La ricerca considera l’intero ciclo di vita di solare, eolico ed idroelettrico e la paragona a quella delle centrali a gas a carbone con un eventuale utilizzo di tecnologie Ccs, (ancora sperimentali e molto costose e rischiose) , poi prende in considerazione la domanda di alluminio, rame, nichel e acciaio, silicio, vetro, zinco e clinker (gli ossidi che sono un componente chiave della produzione di cemento) per la produzione di energia “clean” e “dirty”, quindi valuta gli impatti ambientali e dell’utilizzo del suolo delle nuove centrali ed i vantaggi e gli svantaggi economici derivanti da un aumento della quantità di energia rinnovabile per l’estrazione e la raffinazione dei minerali necessari per aumentare ancora di più l’energia pulita.
Dei due scenari presi in esame, uno prevede l’aumento del 134% della produzione mondiale di elettricità entro il 2050, con i combustibili fossili che rappresentano i due terzi del totale; un altro nel quale i la domanda di energia elettrica nel 2050 sale del 13% perché il consumo di energia diventa più efficiente. Così i ricercatori hanno scoperto che per realizzare nuove fonti di energia, la domanda di ferro e acciaio potrebbe aumentare solo del 10%, mentre quella di rame da 11 a 40 volte rispetto alle centrali fossili.

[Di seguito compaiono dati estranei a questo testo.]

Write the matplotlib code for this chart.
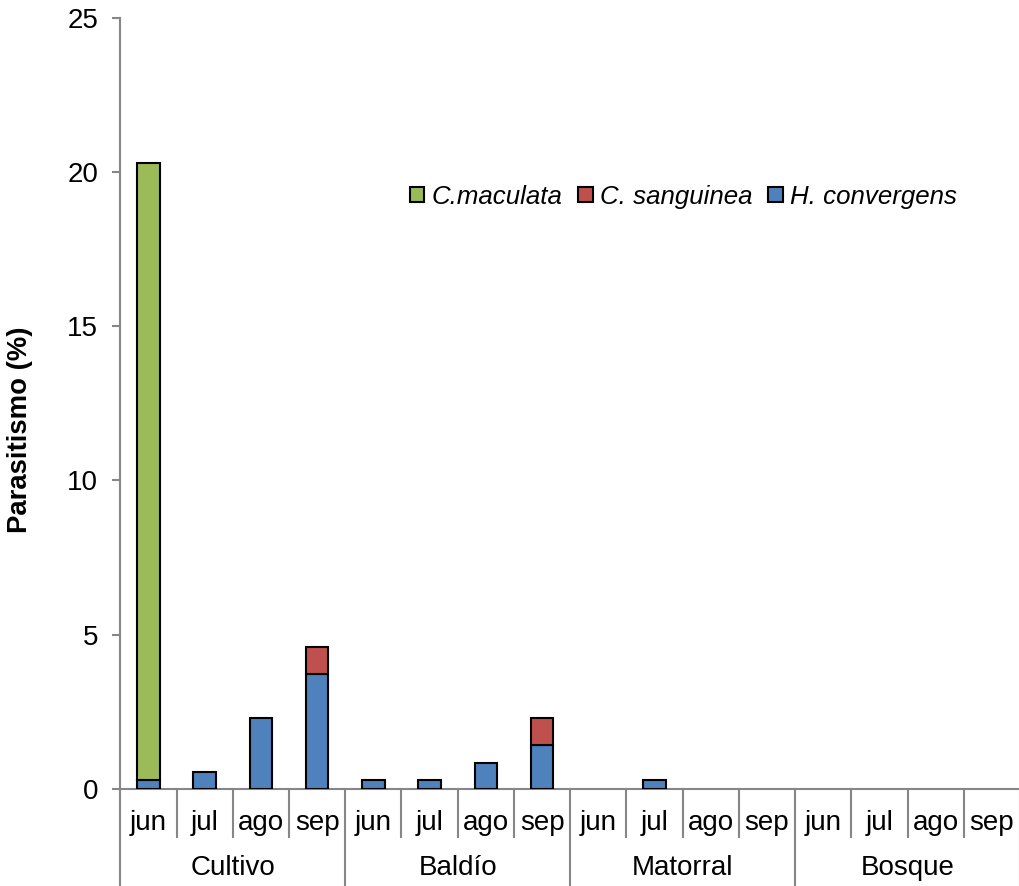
import matplotlib.pyplot as plt
import matplotlib.transforms as mtransforms
from matplotlib.patches import Patch
import numpy as np

plt.rcParams['font.family'] = ['Liberation Sans', 'DejaVu Sans']

sites = ['Cultivo', 'Baldío', 'Matorral', 'Bosque']
months = ['jun', 'jul', 'ago', 'sep']

# parasitism (%) per site x month, stacked by species
h_convergens = [0.29, 0.56, 2.31, 3.73,
                0.29, 0.29, 0.85, 1.43,
                0, 0.29, 0, 0,
                0, 0, 0, 0]
c_sanguinea = [0, 0, 0, 0.87,
               0, 0, 0, 0.88,
               0, 0, 0, 0,
               0, 0, 0, 0]
c_maculata = [20.0, 0, 0, 0,
              0, 0, 0, 0,
              0, 0, 0, 0,
              0, 0, 0, 0]

blue = '#4F81BD'
red = '#C0504D'
green = '#9BBB59'
grey = '#868686'

fig = plt.figure(figsize=(10.2, 8.86), dpi=100)
ax = fig.add_axes([0.118, 0.1095, 0.882, 0.8705])

x = np.arange(len(h_convergens))
hc = np.array(h_convergens)
cs = np.array(c_sanguinea)
cm = np.array(c_maculata)

kw = dict(width=0.4, edgecolor='black', linewidth=1.5, zorder=3)
b1 = ax.bar(x, hc, color=blue, **kw)
b2 = ax.bar(x, cs, bottom=hc, color=red, **kw)
b3 = ax.bar(x, cm, bottom=hc + cs, color=green, **kw)
# hide empty segments
for bars, vals in ((b1, hc), (b2, cs), (b3, cm)):
    for r, v in zip(bars, vals):
        if v == 0:
            r.set_visible(False)

ax.set_xlim(-0.5, 15.5)
ax.set_ylim(0, 25)
ax.set_yticks([0, 5, 10, 15, 20, 25])
ax.tick_params(axis='y', labelsize=20, length=6, color=grey, width=1.5, pad=10)
ax.set_xticks([])
for s in ['top', 'right']:
    ax.spines[s].set_visible(False)
for s in ['left', 'bottom']:
    ax.spines[s].set_color(grey)
    ax.spines[s].set_linewidth(1.5)

ax.set_ylabel('Parasitismo (%)', fontsize=19.8, fontweight='bold')
ax.yaxis.set_label_coords(-0.097, 0.466)

# two-level category axis
tr = mtransforms.blended_transform_factory(ax.transData, ax.transAxes)
for i in range(len(x) + 1):
    xb = i - 0.5
    y_end = -0.1245 if i % 4 == 0 else -0.0623
    ax.plot([xb, xb], [0, y_end], color=grey, lw=1.5, transform=tr, clip_on=False)
for i in x:
    ax.text(i, -0.044, months[i % 4], transform=tr, ha='center', va='center', fontsize=20)
for g, name in enumerate(sites):
    ax.text(g * 4 + 1.5, -0.1025, name, transform=tr, ha='center', va='center', fontsize=20)

handles = [Patch(facecolor=green, edgecolor='black', lw=1.5, label='C.maculata'),
           Patch(facecolor=red, edgecolor='black', lw=1.5, label='C. sanguinea'),
           Patch(facecolor=blue, edgecolor='black', lw=1.5, label='H. convergens')]
ax.legend(handles=handles, ncol=3, frameon=False,
          loc='center left', bbox_to_anchor=(0.322, 0.768),
          prop={'size': 18.6, 'style': 'italic'},
          handlelength=0.55, handleheight=0.55, handletextpad=0.3, columnspacing=0.6,
          borderpad=0, borderaxespad=0)

fig.savefig('out.png', dpi=100)
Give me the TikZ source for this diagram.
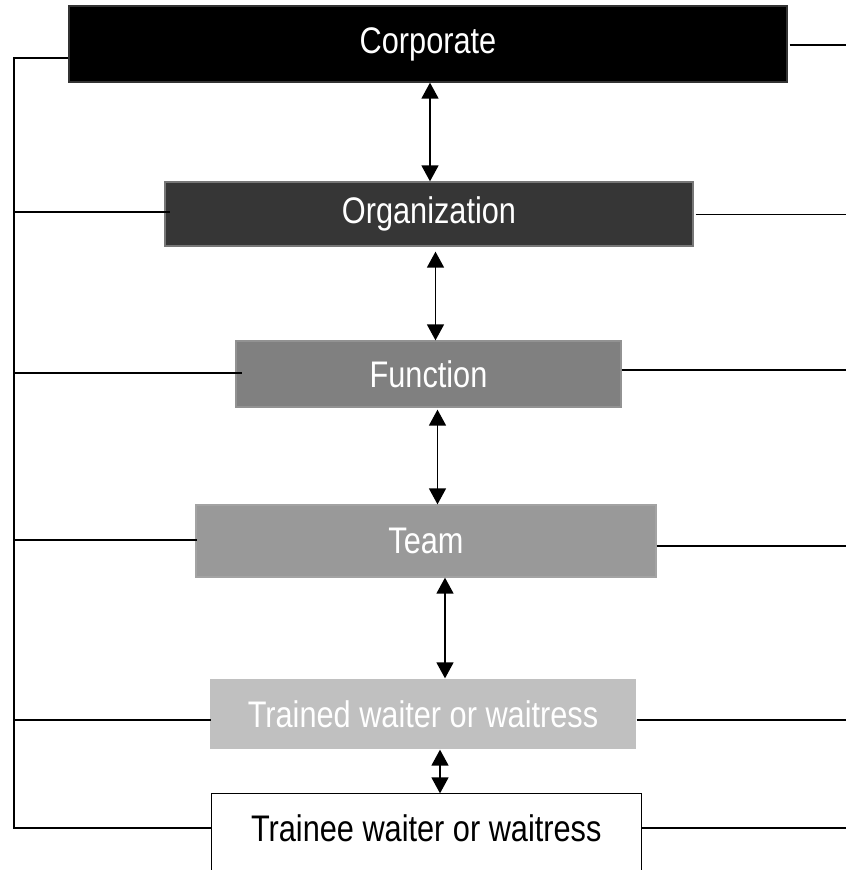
\documentclass[tikz,border=0pt]{standalone}
\usepackage{fontspec}
\setmainfont{Liberation Sans}[FakeStretch=0.83]
\usetikzlibrary{arrows.meta,calc}
\definecolor{orgfill}{HTML}{363636}
\definecolor{orgline}{HTML}{777777}
\definecolor{funfill}{HTML}{808080}
\definecolor{funline}{HTML}{929292}
\definecolor{teamfill}{HTML}{999999}
\definecolor{teamline}{HTML}{A3A3A3}
\definecolor{trfill}{HTML}{C0C0C0}
\tikzset{
  lvl/.style={inner sep=0pt, line width=1.3pt, font=\fontsize{37}{40}\selectfont, text=white},
  conn/.style={line width=1.4pt, black},
  dbl/.style={line width=1.6pt, black, {Triangle[width=17pt,length=16pt]}-{Triangle[width=17pt,length=16pt]}}
}
\begin{document}
\begin{tikzpicture}[x=1pt,y=1pt]
\useasboundingbox (0,0) rectangle (846,-870);
\clip (0,0) rectangle (846,-870);
% boxes
\node[lvl, fill=black, draw=black!80, minimum width=718, minimum height=76] (corp) at (428,-44) {Corporate};
\node[lvl, fill=orgfill, draw=orgline, minimum width=528, minimum height=64] (org) at (429,-214) {Organization};
\node[lvl, fill=funfill, draw=funline, minimum width=385, minimum height=66] (fun) at (428.5,-374) {Function};
\node[lvl, fill=teamfill, draw=teamline, minimum width=460, minimum height=72] (team) at (426,-541) {Team};
\node[lvl, fill=trfill, minimum width=426, minimum height=70] (trd) at (423,-714) {Trained waiter or waitress};
\node[lvl, text=black, minimum width=428.5, minimum height=68] (tre) at (426.25,-828) {Trainee waiter or waitress};
\draw[line width=1.3pt] ($(tre.south west)+(0,-30)$) -- (tre.north west) -- (tre.north east) -- ($(tre.south east)+(0,-30)$);
% left bus
\coordinate (lb1) at (14,-58);
\coordinate (lb2) at (14,-212);
\coordinate (lb3) at (14,-373);
\coordinate (lb4) at (14,-540);
\coordinate (lb5) at (14,-720);
\coordinate (lb6) at (14,-828);
\draw[conn] (lb1 -| corp.west) -- (lb1) -- (lb6) -- (lb6 -| tre.west);
\draw[conn] (lb2) -- ($(lb2 -| org.west)+(6,0)$);
\draw[conn] (lb3) -- ($(lb3 -| fun.west)+(7,0)$);
\draw[conn] (lb4) -- ($(lb4 -| team.west)+(2,0)$);
\draw[conn] (lb5) -- ($(lb5 -| trd.west)+(2,0)$);
% right ends
\coordinate (rb1) at (846,-45);
\coordinate (rb2) at (846,-214.5);
\coordinate (rb3) at (846,-370);
\coordinate (rb4) at (846,-546);
\coordinate (rb5) at (846,-720);
\coordinate (rb6) at (846,-828);
\draw[conn] ($(rb1 -| corp.east)+(2,0)$) -- (rb1);
\draw[conn] ($(rb2 -| org.east)+(2,0)$) -- (rb2);
\draw[conn] (rb3 -| fun.east) -- (rb3);
\draw[conn] (rb4 -| team.east) -- (rb4);
\draw[conn] (rb5 -| trd.east) -- (rb5);
\draw[conn] (rb6 -| tre.east) -- (rb6);
% vertical double arrows
\coordinate (a1) at (430,0);
\coordinate (a2) at (435.5,0);
\coordinate (a3) at (437.5,0);
\coordinate (a4) at (445,0);
\coordinate (a5) at (440,0);
\draw[dbl] (corp.south -| a1) -- (org.north -| a1);
\draw[dbl] ($(org.south -| a2)+(0,-5)$) -- (fun.north -| a2);
\draw[dbl] ($(fun.south -| a3)+(0,-2)$) -- (team.north -| a3);
\draw[dbl] (team.south -| a4) -- (trd.north -| a4);
\draw[dbl] (trd.south -| a5) -- (tre.north -| a5);
\end{tikzpicture}
\end{document}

«La nostra analisi – concludono i ricercatori – indica che l’implementazione su asta scala di eolico, PV [solare] e CSP [Concentrated Solar Power] ha il potenziale per ridurre gli impatti ambientali connessi con l’inquinamento da produzione di energia elettrica, come le emissioni di gas serra, l’ecotossicità, l’eutrofizzazione dell’acqua dolce e l’esposizione a articolato. L’inquinamento causato dalle esigenze più elevate di materie prime di queste tecnologie è minore rispetto alle emissioni dirette delle centrali elettriche a combustibili fossili. Il fabbisogni di materiali appare gestibile ma non trascurabile rispetto ai tassi correnti di produzione di questi materiali. Il rame è l’unico materiale preso in esame ella nostra analisi la cui fornitura può essere una preoccupazione».